__What you need to do__
Read the records and gather each line that includes "this".

^^^^

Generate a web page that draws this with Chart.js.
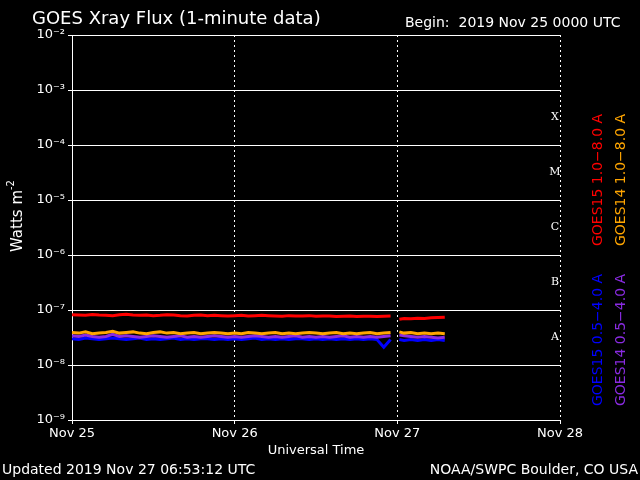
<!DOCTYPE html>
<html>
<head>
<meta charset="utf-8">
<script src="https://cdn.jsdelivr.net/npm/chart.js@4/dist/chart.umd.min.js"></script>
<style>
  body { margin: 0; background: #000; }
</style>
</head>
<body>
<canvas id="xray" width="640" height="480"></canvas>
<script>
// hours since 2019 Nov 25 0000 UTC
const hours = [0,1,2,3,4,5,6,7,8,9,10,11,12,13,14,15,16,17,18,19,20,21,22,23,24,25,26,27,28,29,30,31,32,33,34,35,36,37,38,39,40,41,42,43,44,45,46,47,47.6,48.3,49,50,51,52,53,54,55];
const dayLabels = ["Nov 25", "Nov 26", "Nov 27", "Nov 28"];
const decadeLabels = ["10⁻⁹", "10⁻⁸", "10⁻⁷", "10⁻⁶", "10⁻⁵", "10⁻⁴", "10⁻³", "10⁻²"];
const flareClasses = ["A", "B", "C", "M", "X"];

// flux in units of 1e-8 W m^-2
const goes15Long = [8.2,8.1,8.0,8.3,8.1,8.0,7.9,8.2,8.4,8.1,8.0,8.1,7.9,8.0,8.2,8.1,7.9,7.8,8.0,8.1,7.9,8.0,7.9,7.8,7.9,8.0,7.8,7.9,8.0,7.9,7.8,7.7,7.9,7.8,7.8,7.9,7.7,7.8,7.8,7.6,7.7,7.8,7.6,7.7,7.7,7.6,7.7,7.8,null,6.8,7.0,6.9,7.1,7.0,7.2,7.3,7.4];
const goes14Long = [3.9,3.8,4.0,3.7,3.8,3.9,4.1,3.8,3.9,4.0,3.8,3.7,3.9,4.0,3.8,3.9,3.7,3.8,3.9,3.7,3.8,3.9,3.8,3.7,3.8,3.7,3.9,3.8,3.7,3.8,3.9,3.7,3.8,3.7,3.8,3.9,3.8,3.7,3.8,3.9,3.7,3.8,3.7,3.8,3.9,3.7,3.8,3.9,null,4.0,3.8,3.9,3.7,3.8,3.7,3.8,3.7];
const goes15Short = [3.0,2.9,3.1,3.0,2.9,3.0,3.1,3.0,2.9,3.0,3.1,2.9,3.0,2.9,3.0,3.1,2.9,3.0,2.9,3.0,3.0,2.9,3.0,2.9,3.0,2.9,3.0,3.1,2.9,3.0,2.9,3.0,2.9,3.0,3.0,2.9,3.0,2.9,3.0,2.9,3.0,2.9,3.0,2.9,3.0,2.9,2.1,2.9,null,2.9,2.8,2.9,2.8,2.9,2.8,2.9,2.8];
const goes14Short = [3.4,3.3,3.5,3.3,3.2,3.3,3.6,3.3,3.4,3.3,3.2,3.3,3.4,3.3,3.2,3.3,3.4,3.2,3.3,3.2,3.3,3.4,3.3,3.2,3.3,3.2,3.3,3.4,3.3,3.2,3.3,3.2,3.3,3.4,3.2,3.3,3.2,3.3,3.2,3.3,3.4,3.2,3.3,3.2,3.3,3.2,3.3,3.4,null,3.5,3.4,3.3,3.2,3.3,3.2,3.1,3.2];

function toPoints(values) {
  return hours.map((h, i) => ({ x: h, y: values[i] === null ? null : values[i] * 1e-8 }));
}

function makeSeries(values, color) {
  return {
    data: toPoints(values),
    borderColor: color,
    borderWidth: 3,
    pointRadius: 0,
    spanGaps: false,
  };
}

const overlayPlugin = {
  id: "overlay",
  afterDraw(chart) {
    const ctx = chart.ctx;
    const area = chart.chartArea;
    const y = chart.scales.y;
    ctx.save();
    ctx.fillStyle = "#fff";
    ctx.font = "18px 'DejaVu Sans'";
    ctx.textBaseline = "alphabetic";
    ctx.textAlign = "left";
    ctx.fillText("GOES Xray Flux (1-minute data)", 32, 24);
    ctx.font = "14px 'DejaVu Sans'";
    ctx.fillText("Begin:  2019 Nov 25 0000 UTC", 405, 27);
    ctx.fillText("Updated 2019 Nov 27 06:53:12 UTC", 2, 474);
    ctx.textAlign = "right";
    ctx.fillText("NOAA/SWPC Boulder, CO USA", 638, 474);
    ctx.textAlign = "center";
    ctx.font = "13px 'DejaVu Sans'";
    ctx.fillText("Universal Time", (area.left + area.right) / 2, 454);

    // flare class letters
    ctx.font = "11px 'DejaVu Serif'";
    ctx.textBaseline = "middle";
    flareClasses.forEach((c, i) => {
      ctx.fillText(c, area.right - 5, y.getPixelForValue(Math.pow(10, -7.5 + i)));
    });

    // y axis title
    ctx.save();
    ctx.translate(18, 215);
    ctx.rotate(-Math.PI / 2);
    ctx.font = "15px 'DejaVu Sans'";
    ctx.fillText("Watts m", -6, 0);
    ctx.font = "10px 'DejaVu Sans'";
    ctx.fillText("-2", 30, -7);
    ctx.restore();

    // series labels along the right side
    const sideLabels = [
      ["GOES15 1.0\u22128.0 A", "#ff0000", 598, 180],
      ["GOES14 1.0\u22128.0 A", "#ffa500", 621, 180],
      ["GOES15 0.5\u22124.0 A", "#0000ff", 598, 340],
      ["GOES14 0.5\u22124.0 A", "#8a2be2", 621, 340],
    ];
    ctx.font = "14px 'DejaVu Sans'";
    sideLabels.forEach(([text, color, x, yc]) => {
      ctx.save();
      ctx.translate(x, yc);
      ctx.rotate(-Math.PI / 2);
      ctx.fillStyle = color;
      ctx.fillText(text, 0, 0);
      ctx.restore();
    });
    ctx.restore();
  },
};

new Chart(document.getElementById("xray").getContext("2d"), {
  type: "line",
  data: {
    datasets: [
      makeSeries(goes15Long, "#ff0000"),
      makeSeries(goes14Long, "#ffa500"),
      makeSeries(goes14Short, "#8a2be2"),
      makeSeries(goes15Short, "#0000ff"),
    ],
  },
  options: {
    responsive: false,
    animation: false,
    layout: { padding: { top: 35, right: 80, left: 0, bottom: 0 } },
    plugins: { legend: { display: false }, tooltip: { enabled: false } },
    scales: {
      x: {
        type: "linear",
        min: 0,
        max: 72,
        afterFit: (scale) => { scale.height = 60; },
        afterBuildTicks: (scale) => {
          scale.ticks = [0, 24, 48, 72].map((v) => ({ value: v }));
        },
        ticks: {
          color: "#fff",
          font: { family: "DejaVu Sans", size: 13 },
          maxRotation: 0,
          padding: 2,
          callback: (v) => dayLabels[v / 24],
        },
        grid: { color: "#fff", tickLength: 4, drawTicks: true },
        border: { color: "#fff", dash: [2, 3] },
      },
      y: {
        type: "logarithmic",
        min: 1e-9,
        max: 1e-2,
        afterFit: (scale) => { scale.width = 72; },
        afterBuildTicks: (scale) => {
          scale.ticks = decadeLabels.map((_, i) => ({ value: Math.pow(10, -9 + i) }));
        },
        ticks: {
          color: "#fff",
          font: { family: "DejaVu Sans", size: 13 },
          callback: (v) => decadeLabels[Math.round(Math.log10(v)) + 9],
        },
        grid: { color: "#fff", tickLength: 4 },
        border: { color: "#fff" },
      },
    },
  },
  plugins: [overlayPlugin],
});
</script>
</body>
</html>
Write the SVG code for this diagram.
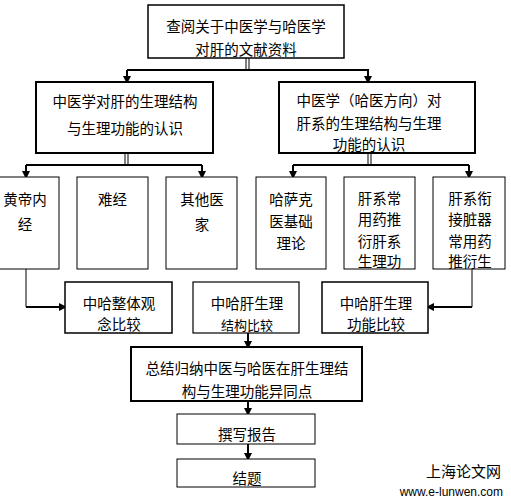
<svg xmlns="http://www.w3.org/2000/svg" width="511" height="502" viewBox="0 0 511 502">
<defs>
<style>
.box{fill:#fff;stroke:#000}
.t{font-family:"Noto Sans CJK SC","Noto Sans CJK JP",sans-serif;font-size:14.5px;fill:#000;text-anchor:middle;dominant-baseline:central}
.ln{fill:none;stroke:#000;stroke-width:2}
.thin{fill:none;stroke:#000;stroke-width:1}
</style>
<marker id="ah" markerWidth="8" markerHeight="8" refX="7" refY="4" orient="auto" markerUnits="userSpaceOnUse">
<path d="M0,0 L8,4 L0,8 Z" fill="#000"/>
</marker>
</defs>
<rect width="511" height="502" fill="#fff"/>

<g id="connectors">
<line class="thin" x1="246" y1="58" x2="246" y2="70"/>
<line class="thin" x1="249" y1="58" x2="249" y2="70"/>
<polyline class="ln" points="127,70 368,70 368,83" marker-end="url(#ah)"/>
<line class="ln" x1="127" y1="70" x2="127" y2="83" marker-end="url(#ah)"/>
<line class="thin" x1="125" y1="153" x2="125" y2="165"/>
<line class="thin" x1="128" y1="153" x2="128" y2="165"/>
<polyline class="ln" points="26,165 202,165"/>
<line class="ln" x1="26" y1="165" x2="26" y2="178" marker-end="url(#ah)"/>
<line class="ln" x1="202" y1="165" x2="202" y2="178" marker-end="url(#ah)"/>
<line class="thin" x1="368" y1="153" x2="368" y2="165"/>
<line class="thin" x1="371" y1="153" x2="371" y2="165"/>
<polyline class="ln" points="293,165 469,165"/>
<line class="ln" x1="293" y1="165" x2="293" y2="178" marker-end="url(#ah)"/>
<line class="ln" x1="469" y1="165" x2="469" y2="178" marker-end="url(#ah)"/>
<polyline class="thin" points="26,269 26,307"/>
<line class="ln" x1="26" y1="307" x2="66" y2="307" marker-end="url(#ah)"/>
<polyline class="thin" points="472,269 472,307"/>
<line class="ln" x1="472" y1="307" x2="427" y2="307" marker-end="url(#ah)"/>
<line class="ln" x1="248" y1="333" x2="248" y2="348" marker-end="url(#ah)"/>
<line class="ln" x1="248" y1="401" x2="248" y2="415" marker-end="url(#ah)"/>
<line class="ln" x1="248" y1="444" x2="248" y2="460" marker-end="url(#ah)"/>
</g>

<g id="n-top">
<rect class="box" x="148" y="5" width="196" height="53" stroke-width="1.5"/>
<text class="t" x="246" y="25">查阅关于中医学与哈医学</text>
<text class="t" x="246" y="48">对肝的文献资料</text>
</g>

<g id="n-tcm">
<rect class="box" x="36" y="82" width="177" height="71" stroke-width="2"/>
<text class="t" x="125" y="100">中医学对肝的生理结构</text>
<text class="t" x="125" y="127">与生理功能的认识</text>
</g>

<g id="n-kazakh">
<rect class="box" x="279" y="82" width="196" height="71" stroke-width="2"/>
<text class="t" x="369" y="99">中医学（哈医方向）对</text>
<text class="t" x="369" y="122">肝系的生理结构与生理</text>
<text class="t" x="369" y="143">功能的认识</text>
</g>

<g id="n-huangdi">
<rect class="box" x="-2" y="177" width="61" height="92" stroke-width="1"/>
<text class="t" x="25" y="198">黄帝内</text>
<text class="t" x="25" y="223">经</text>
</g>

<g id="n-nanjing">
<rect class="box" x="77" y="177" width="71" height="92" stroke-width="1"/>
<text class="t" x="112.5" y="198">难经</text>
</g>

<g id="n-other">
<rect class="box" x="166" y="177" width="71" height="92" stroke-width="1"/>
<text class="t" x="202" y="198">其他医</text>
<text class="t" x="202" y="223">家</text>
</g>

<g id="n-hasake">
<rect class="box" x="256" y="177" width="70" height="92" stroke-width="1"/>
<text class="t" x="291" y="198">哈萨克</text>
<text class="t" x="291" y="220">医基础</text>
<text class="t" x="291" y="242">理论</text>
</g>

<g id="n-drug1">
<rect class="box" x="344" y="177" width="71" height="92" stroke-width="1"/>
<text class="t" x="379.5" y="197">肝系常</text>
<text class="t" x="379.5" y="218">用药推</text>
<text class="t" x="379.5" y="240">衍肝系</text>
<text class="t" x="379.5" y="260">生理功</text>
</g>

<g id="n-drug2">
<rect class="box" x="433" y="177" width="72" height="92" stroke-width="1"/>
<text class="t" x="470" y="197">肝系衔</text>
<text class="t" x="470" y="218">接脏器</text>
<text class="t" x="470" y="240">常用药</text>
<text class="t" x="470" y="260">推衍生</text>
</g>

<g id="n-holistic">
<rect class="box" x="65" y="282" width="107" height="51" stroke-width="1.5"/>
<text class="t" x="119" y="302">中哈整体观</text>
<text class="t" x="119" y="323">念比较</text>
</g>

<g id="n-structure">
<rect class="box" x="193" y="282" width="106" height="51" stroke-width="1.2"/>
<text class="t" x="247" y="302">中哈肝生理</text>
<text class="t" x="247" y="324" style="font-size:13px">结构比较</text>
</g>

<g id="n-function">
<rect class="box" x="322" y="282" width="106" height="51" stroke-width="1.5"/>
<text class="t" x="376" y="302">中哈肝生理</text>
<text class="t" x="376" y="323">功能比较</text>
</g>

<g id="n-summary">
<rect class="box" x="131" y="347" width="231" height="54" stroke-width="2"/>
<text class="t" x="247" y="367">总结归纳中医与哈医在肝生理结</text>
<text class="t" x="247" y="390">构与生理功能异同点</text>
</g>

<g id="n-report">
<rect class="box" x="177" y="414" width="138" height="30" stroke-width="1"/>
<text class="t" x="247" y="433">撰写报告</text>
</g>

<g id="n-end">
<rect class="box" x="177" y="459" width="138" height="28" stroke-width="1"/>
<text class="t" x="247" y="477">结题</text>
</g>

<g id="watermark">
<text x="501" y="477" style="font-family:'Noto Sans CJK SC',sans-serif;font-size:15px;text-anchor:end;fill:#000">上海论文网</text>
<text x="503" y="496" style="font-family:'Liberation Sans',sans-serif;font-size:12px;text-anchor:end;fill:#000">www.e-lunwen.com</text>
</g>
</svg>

^^^^

__Reply to the exercise__
Generate a web page that draws this with Chart.js.
Write the SVG code for this diagram.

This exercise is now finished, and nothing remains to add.